Burdock is a plant. The root is sometimes used as food. The root, leaf, and seed are used to make medicine.
People take burdock to increase urine flow, kill germs, reduce fever, and “purify” their blood. It is also used to treat colds, cancer, anorexia nervosa, gastrointestinal (GI) complaints, joint pain (rheumatism), gout, bladder infections, complications of syphilis, and skin conditions including acne and psoriasis. Burdock is also used for high blood pressure, “hardening of the arteries” (arteriosclerosis), and liver disease. Some people use burdock to increase sex drive.
Burdock is applied to the skin for dry skin (ichthyosis), acne, psoriasis, and eczema. Burdock has been associated with poisonings because some products have been contaminated with root of belladonna or deadly nightshade. These herbs contain a poisonous chemical called atropine.
How does Burdock work?
Are there safety concerns?
Burdock is safely used as a food in Asiais LIKELY SAFE when consumed in amounts commonly found in foods. There's is not enough information to know if burdock is safe when taken in medicinal doses. Burdock may cause an allergic reaction in people sensitive to certain flowers and herbs. When applied to the skin, it can cause a rash.

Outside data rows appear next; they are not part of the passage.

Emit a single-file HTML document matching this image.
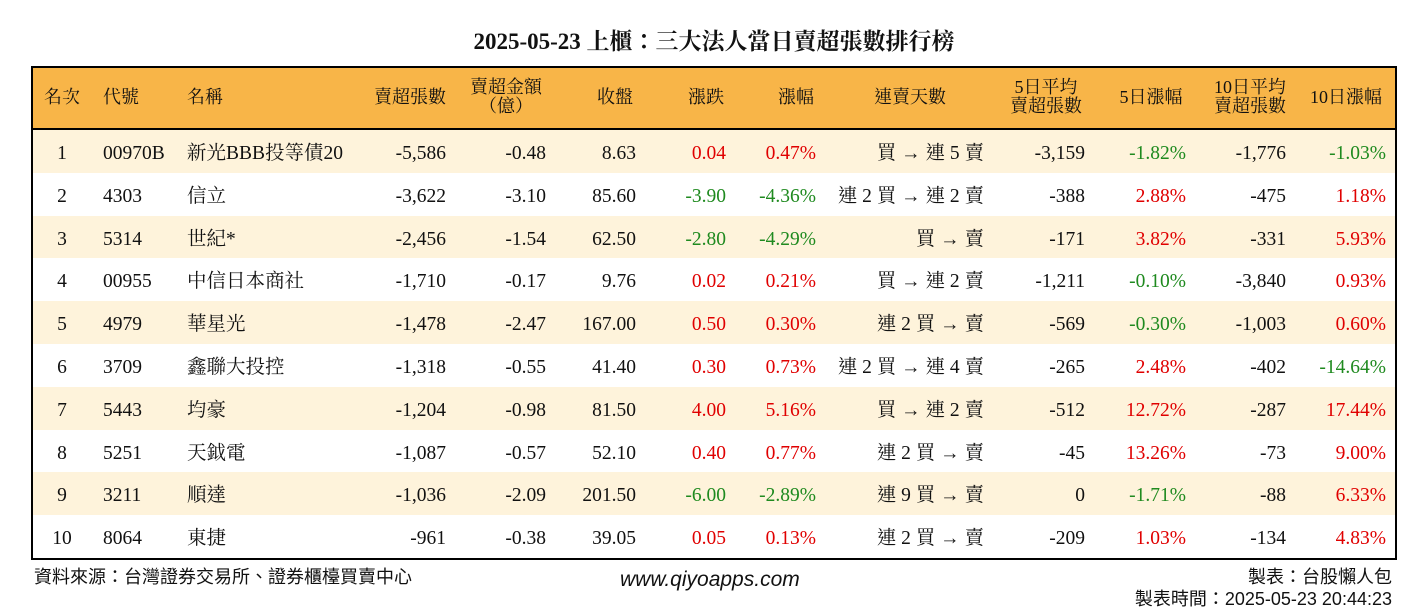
<!DOCTYPE html>
<html><head><meta charset="utf-8"><style>
body{margin:0;width:1428px;height:612px;background:#fff;position:relative;overflow:hidden;font-family:"Liberation Serif","Noto Serif CJK TC","Noto Serif CJK SC",serif;color:#111}
.t{position:absolute;white-space:nowrap;line-height:1}
#title{left:0;width:1428px;text-align:center;top:30px;font-size:23px;font-weight:bold}
#frame{position:absolute;left:31px;top:66px;width:1362px;height:490px;border:2px solid #000;overflow:hidden}
#hdr{position:absolute;left:0;top:0;width:1362px;height:60px;background:#F8B548;border-bottom:2px solid #000}
.row{position:absolute;left:0;width:1362px;height:43px}
.c{position:absolute;font-size:19.5px;white-space:nowrap;line-height:1}
.h{position:absolute;font-size:18px;white-space:nowrap;line-height:1.05;text-align:center}
.foot{position:absolute;font-family:"Liberation Sans","Noto Sans CJK TC",sans-serif;font-size:18px;white-space:nowrap;line-height:1}
</style></head><body>
<div class="t" id="title">2025-05-23 上櫃：三大法人當日賣超張數排行榜</div>
<div id="frame">
<div id="hdr"></div>
</div>
<div class="foot" style="left:34px;top:568px">資料來源：台灣證券交易所、證券櫃檯買賣中心</div>
<div class="foot" style="left:620px;top:569px;font-size:21px;font-style:italic">www.qiyoapps.com</div>
<div class="foot" style="right:36px;top:568px">製表：台股懶人包</div>
<div class="foot" style="right:36px;top:590px">製表時間：2025-05-23 20:44:23</div>
<script>
const ranks=[1,2,3,4,5,6,7,8,9,10];
const codes=["00970B","4303","5314","00955","4979","3709","5443","5251","3211","8064"];
const names=["新光BBB投等債20","信立","世紀*","中信日本商社","華星光","鑫聯大投控","均豪","天鉞電","順達","東捷"];
const netSell=["-5,586","-3,622","-2,456","-1,710","-1,478","-1,318","-1,204","-1,087","-1,036","-961"];
const amount=["-0.48","-3.10","-1.54","-0.17","-2.47","-0.55","-0.98","-0.57","-2.09","-0.38"];
const closes=["8.63","85.60","62.50","9.76","167.00","41.40","81.50","52.10","201.50","39.05"];
const changes=["0.04","-3.90","-2.80","0.02","0.50","0.30","4.00","0.40","-6.00","0.05"];
const pcts=["0.47%","-4.36%","-4.29%","0.21%","0.30%","0.73%","5.16%","0.77%","-2.89%","0.13%"];
const streak=["買 → 連 5 賣","連 2 買 → 連 2 賣","買 → 賣","買 → 連 2 賣","連 2 買 → 賣","連 2 買 → 連 4 賣","買 → 連 2 賣","連 2 買 → 賣","連 9 買 → 賣","連 2 買 → 賣"];
const avg5=["-3,159","-388","-171","-1,211","-569","-265","-512","-45","0","-209"];
const pct5=["-1.82%","2.88%","3.82%","-0.10%","-0.30%","2.48%","12.72%","13.26%","-1.71%","1.03%"];
const avg10=["-1,776","-475","-331","-3,840","-1,003","-402","-287","-73","-88","-134"];
const pct10=["-1.03%","1.18%","5.93%","0.93%","0.60%","-14.64%","17.44%","9.00%","6.33%","4.83%"];
const fr=document.getElementById('frame');
const hdr=document.getElementById('hdr');
const OX=33;
const RH=42.8;
function col(v){return v.startsWith('-')?'#1f8a1f':'#e00000';}
const heads=[["名次",62,"c"],["代號",103,"l"],["名稱",187,"l"],["賣超張數",446,"r"],["賣超金額<br>（億）",506,"c"],["收盤",615,"c"],["漲跌",706,"c"],["漲幅",796,"c"],["連賣天數",910,"c"],["5日平均<br>賣超張數",1046,"c"],["5日漲幅",1151,"c"],["10日平均<br>賣超張數",1250,"c"],["10日漲幅",1346,"c"]];
heads.forEach(h=>{
 const d=document.createElement('div');d.className='h';d.innerHTML=h[0];
 
 
 const two=h[0].includes('<br>');
 d.style.top=(two?10:20)+'px';
 if(h[2]=='l'){d.style.left=(h[1]-OX)+'px';}
 else if(h[2]=='r'){d.style.right=(1362-(h[1]-OX))+'px';}
 else{d.style.left=(h[1]-OX-60)+'px';d.style.width='120px';}
 hdr.appendChild(d);
});
for(let i=0;i<ranks.length;i++){
 const r=document.createElement('div');r.className='row';
 
 
 r.style.top=(62+i*RH)+'px';r.style.height=(RH+0.5)+'px';r.style.background=i%2==0?'#FEF3DB':'#fff';
 const cells=[[ranks[i],62,'c',null],[codes[i],103,'l',null],[names[i],187,'l',null],[netSell[i],446,'r',null],[amount[i],546,'r',null],[closes[i],636,'r',null],[changes[i],726,'r',col(changes[i])],[pcts[i],816,'r',col(pcts[i])],[streak[i],984,'r',null],[avg5[i],1085,'r',null],[pct5[i],1186,'r',col(pct5[i])],[avg10[i],1286,'r',null],[pct10[i],1386,'r',col(pct10[i])]];
 cells.forEach(c=>{
  const d=document.createElement('div');d.className='c';d.textContent=c[0];
  
  
  d.style.top='14px';
  if(c[3])d.style.color=c[3];
  if(c[2]=='l')d.style.left=(c[1]-OX)+'px';
  else if(c[2]=='r')d.style.right=(1362-(c[1]-OX))+'px';
  else{d.style.left=(c[1]-OX-30)+'px';d.style.width='60px';d.style.textAlign='center';}
  r.appendChild(d);
 });
 fr.appendChild(r);
}
</script>
</body></html>
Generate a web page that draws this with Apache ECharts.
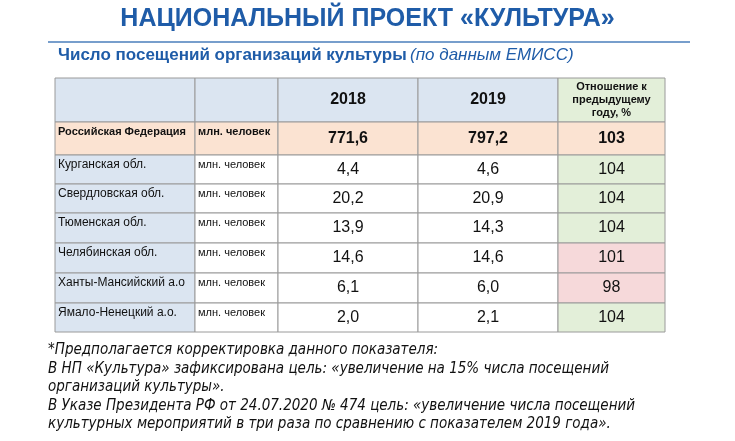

Special Precautions & Warnings:
Bleeding disorders: Burdock might slow blood clotting. Taking burdock might increase the risk of bleeding in people with bleeding disorders.
Allergy to ragweed and related plants: Burdock may cause an allergic reaction in people who are sensitive to the Asteraceae/Compositae family. Members of this family include ragweed, chrysanthemums, marigolds, daisies, and many others. If you have allergies, be sure to check with your healthcare provider before taking burdock.
Diabetes: Some evidence suggests that taking burdock might lower blood sugar levels. Taking burdock might lower blood sugar levels too much in people with diabetes who are already taking medications to lower blood sugar. Surgery: Burdock might increase the risk of bleeding during and after surgery. Stop taking it at least 2 weeks before a scheduled surgery.
Are there any interactions with medications?
Burdock might decrease blood sugar in people with type 2 diabetes. Diabetes medications are also used to lower blood sugar. Taking burdock along with diabetes medications might cause your blood sugar to go too low. Monitor your blood sugar closely. The dose of your diabetes medication might need to be changed.
Burdock might slow blood clotting. Taking burdock along with medications that also slow clotting might increase the chances of bruising and bleeding.
Dosing considerations for Burdock.
The appropriate dose of burdock for use as treatment depends on several factors such as the user's age, health, and several other conditions. At this time there is not enough scientific information to determine an appropriate range of doses for burdock. Keep in mind that natural products are not always necessarily safe and dosages can be important. Be sure to follow relevant directions on product labels and consult your pharmacist or physician or other healthcare professional before using.